▶ [Supplied material]
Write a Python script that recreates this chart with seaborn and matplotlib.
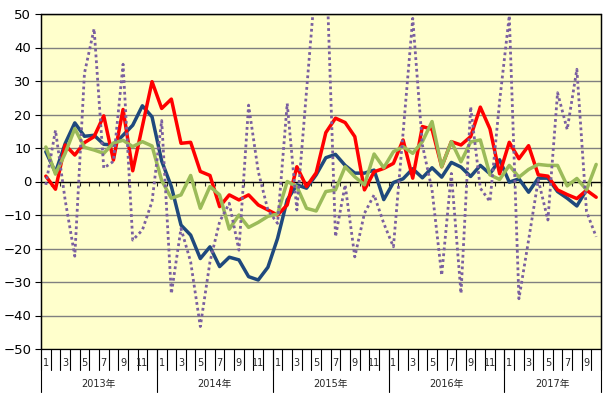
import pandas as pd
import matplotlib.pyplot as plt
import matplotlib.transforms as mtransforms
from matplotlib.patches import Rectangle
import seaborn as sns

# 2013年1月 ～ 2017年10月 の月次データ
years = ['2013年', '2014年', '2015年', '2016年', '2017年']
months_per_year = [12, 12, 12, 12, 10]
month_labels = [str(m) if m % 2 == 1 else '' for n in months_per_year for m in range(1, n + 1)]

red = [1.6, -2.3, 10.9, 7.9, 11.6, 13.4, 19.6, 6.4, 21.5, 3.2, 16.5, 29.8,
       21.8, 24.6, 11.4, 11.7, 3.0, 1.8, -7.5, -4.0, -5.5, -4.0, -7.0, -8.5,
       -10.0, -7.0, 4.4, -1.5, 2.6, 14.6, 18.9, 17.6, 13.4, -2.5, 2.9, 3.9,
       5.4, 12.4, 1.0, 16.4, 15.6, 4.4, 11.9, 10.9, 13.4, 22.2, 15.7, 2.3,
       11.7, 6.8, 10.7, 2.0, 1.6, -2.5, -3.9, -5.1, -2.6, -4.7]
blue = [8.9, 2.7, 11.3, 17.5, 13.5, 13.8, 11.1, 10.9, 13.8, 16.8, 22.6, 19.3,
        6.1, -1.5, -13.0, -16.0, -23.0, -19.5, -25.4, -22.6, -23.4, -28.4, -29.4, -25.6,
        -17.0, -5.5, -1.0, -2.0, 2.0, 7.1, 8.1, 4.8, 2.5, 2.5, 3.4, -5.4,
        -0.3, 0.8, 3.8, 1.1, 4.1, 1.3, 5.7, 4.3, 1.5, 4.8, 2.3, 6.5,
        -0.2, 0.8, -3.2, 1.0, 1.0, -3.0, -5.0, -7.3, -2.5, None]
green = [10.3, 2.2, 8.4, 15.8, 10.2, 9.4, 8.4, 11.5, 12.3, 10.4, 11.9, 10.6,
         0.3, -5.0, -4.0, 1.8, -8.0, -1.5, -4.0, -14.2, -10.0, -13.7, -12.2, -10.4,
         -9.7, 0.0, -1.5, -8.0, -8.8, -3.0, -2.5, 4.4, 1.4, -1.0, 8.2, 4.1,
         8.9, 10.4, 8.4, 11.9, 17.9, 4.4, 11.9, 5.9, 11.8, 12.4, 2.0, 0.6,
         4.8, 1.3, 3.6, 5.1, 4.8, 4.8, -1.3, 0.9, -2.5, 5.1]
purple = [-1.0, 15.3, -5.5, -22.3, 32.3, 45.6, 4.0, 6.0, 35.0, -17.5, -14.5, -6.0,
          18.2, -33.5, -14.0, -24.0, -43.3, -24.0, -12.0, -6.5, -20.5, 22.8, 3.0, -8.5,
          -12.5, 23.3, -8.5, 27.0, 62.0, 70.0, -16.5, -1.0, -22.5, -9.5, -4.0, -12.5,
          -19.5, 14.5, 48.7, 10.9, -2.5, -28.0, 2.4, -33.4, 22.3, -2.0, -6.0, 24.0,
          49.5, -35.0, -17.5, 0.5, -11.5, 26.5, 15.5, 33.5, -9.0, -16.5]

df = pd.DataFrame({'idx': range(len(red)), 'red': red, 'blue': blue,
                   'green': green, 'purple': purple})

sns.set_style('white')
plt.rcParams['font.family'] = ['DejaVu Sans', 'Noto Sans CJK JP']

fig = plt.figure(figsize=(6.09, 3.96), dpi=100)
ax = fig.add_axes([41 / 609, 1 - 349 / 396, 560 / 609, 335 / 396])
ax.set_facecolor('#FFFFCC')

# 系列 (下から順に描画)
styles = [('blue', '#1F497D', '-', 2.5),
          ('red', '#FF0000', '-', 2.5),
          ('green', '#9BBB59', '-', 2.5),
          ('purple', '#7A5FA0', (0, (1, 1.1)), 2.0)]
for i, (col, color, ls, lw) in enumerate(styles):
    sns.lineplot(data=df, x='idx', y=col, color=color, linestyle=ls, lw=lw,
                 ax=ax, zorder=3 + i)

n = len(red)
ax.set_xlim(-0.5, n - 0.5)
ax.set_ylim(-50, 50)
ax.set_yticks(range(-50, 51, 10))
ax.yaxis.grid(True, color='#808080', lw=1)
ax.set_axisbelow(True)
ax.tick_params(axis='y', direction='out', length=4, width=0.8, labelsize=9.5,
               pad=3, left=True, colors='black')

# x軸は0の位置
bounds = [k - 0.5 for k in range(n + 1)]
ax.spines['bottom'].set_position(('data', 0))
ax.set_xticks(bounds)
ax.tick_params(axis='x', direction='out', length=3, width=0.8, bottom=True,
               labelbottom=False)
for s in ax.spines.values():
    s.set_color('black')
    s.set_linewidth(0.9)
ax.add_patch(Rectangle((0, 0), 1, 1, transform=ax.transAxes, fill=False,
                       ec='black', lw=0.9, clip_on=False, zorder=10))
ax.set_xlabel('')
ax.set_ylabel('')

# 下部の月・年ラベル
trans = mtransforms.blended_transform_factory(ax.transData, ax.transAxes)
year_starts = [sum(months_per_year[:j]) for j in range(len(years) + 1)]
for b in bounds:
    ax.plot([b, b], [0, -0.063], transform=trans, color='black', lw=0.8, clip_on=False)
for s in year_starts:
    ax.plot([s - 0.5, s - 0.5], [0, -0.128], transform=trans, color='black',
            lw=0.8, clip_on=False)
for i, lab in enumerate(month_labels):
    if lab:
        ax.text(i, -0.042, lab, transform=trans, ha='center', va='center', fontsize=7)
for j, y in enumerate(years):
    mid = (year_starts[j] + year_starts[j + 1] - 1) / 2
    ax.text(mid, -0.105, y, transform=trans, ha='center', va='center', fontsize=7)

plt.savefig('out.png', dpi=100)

---

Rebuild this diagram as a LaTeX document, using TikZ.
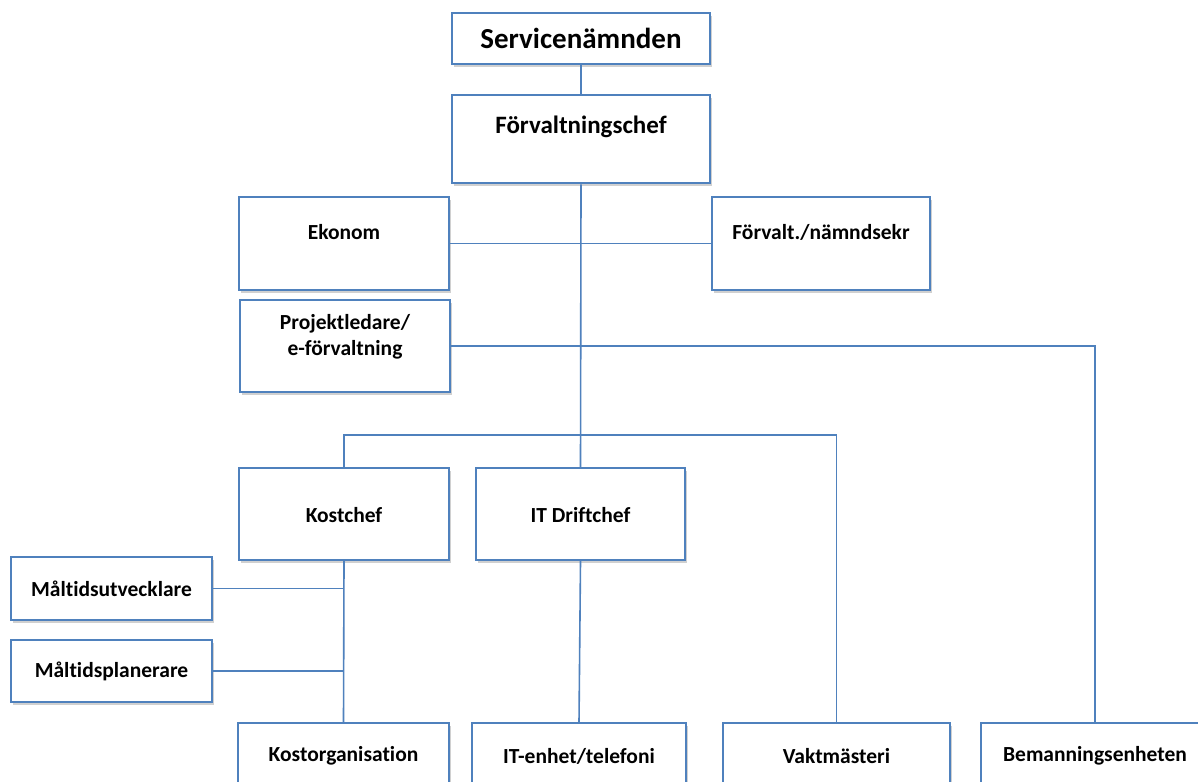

---

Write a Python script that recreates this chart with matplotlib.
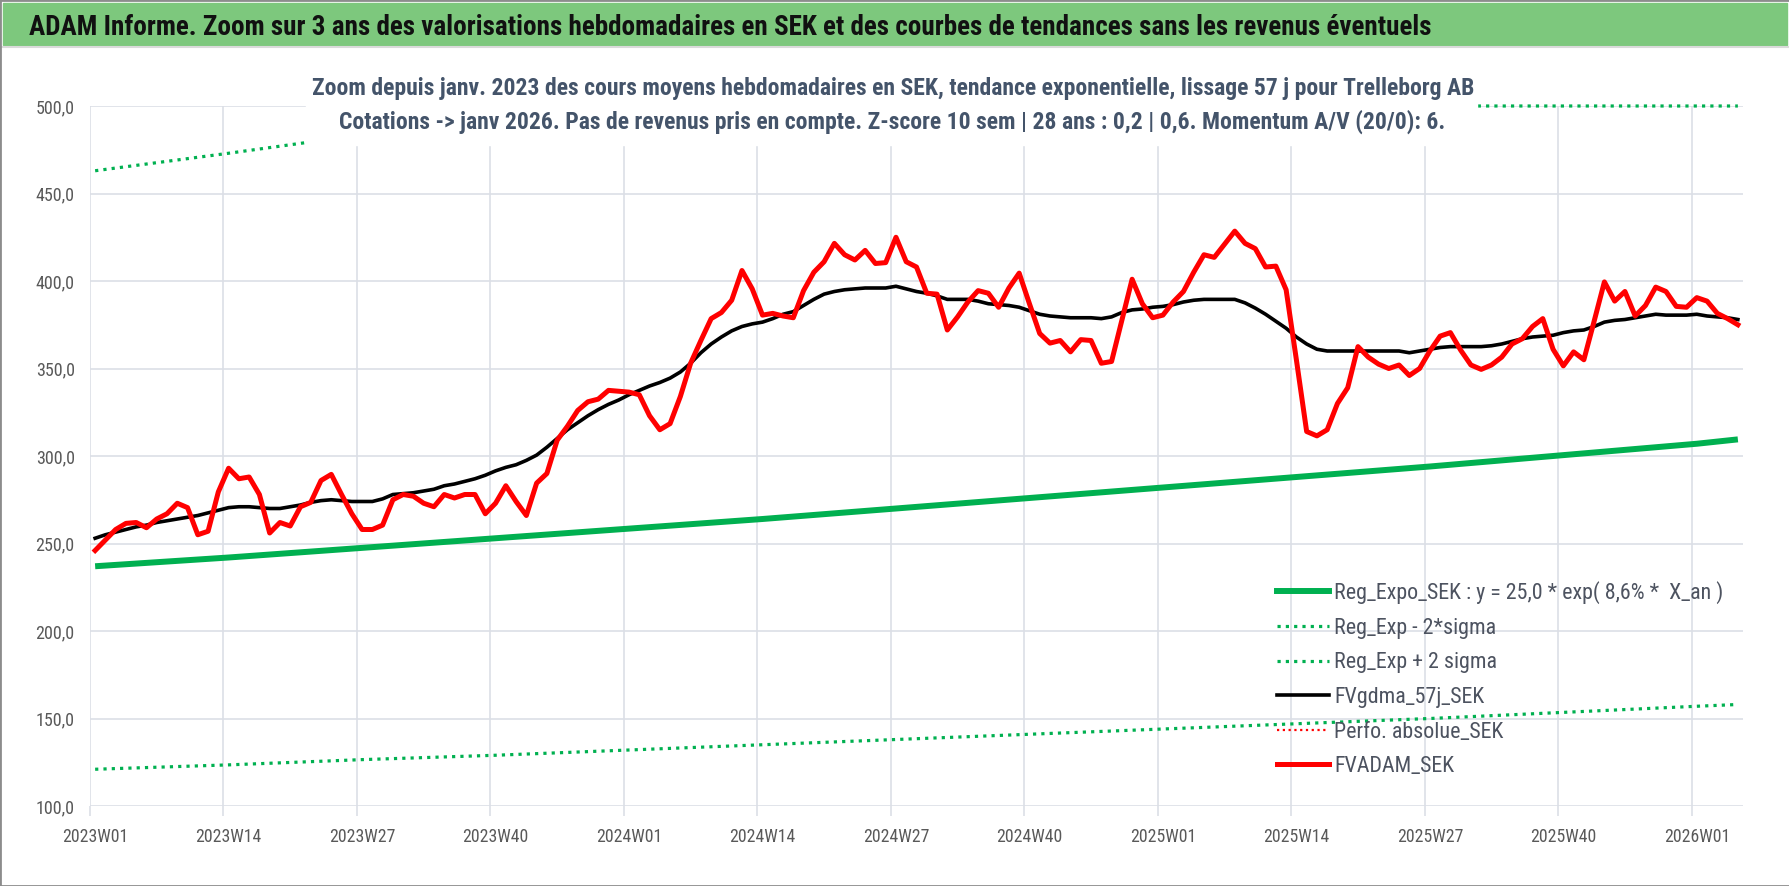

▶ [What you have to do] Reproduce the lines above starting at the one with "Write a Python script that recreates this chart with seaborn" and ending at the one with "49.5, -35.0, -17.5, 0.5, -11.5, 26.5, 15.5, 33.5, -9.0, -16.5]", both included, exactly and with no pictures.

▶ [Exercise solution]
Write a Python script that recreates this chart with seaborn and matplotlib.
import pandas as pd
import matplotlib.pyplot as plt
import matplotlib.transforms as mtransforms
from matplotlib.patches import Rectangle
import seaborn as sns

# 2013年1月 ～ 2017年10月 の月次データ
years = ['2013年', '2014年', '2015年', '2016年', '2017年']
months_per_year = [12, 12, 12, 12, 10]
month_labels = [str(m) if m % 2 == 1 else '' for n in months_per_year for m in range(1, n + 1)]

red = [1.6, -2.3, 10.9, 7.9, 11.6, 13.4, 19.6, 6.4, 21.5, 3.2, 16.5, 29.8,
       21.8, 24.6, 11.4, 11.7, 3.0, 1.8, -7.5, -4.0, -5.5, -4.0, -7.0, -8.5,
       -10.0, -7.0, 4.4, -1.5, 2.6, 14.6, 18.9, 17.6, 13.4, -2.5, 2.9, 3.9,
       5.4, 12.4, 1.0, 16.4, 15.6, 4.4, 11.9, 10.9, 13.4, 22.2, 15.7, 2.3,
       11.7, 6.8, 10.7, 2.0, 1.6, -2.5, -3.9, -5.1, -2.6, -4.7]
blue = [8.9, 2.7, 11.3, 17.5, 13.5, 13.8, 11.1, 10.9, 13.8, 16.8, 22.6, 19.3,
        6.1, -1.5, -13.0, -16.0, -23.0, -19.5, -25.4, -22.6, -23.4, -28.4, -29.4, -25.6,
        -17.0, -5.5, -1.0, -2.0, 2.0, 7.1, 8.1, 4.8, 2.5, 2.5, 3.4, -5.4,
        -0.3, 0.8, 3.8, 1.1, 4.1, 1.3, 5.7, 4.3, 1.5, 4.8, 2.3, 6.5,
        -0.2, 0.8, -3.2, 1.0, 1.0, -3.0, -5.0, -7.3, -2.5, None]
green = [10.3, 2.2, 8.4, 15.8, 10.2, 9.4, 8.4, 11.5, 12.3, 10.4, 11.9, 10.6,
         0.3, -5.0, -4.0, 1.8, -8.0, -1.5, -4.0, -14.2, -10.0, -13.7, -12.2, -10.4,
         -9.7, 0.0, -1.5, -8.0, -8.8, -3.0, -2.5, 4.4, 1.4, -1.0, 8.2, 4.1,
         8.9, 10.4, 8.4, 11.9, 17.9, 4.4, 11.9, 5.9, 11.8, 12.4, 2.0, 0.6,
         4.8, 1.3, 3.6, 5.1, 4.8, 4.8, -1.3, 0.9, -2.5, 5.1]
purple = [-1.0, 15.3, -5.5, -22.3, 32.3, 45.6, 4.0, 6.0, 35.0, -17.5, -14.5, -6.0,
          18.2, -33.5, -14.0, -24.0, -43.3, -24.0, -12.0, -6.5, -20.5, 22.8, 3.0, -8.5,
          -12.5, 23.3, -8.5, 27.0, 62.0, 70.0, -16.5, -1.0, -22.5, -9.5, -4.0, -12.5,
          -19.5, 14.5, 48.7, 10.9, -2.5, -28.0, 2.4, -33.4, 22.3, -2.0, -6.0, 24.0,
          49.5, -35.0, -17.5, 0.5, -11.5, 26.5, 15.5, 33.5, -9.0, -16.5]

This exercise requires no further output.